高尔基的革命理想是什么呢?早在“二月革命”和“十月革命”之前,他就筹建过“一个介于‘左翼’和‘右翼’党派之间的‘激进民主党’的工作”。1905年的俄国革命失败后,高尔基“曾倾向于社会—民主主义类型的社会主义,即社会主义与民主制的结合,重视社会主义理想在其发展过程中的历史继承性和人道主义化”。就因为高尔基是坚持反对以武装斗争的形式改变“二月革命”的民主主义社会政治现实的态度,所以,当“十月革命”来临之时,他是站在孟什维克的立场上指责托洛茨基等人是拿工人阶级的血肉进行一场革命的实验。作为一个作家,一个人道主义的知识分子,高尔基反对“剥夺剥夺者”的逻辑,其原因就是不能沿袭封建专制的暴力手段来建立一个新的暴力制度,用以压迫人民,尽管他在某些方面赞同他的朋友列宁同志推行的革命,但是他毕竟不是政治家,而是一个充满着人性和人道主义理念的知识分子,面对“十月革命”的新政权,他声明:“无论政权掌握在谁手中,我都保留着批判地看待它的个人权利。
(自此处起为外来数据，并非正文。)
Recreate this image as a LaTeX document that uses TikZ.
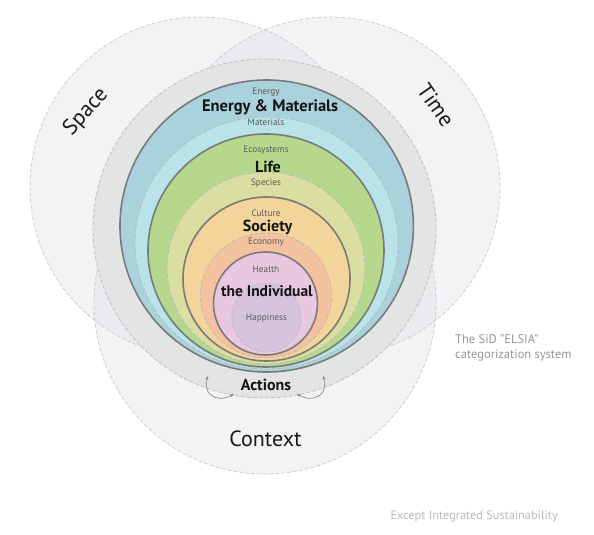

”尽管无产阶级的“左派”痛斥他是革命的“直接叛徒”,但是他坚信“思想是不能用肉体上的强制手段战胜的”。从这个意义上来说,高尔基在“十月革命”后所做的事情无非是两件:一件是为那些受难的知识分子和普通的公民向当局的领导者求情;另一件就是发表了55篇“不合时宜的思想”随笔,捍卫人道主义和人的尊严。

“十月革命”即将百年,但是在中国学界,尤其是在文学界,且不说还存在着许多令人啼笑皆非的“左”倾陈腐观念,就以对高尔基《不合时宜的思想》的曲解和误会甚深而言,也是犹如一团很难厘清的乱麻。凡此种种,好在汪介之先生都做出了合理的学术性和学理性的阐释,同时,也批驳了一些不知史实而武断篡改与批评高尔基的不实言论,也算是做了一件正本清源、以正视听的事情罢。然而,如何看待1928年高尔基回国后效忠于斯大斯呢?历史应该做出一个公正的回答!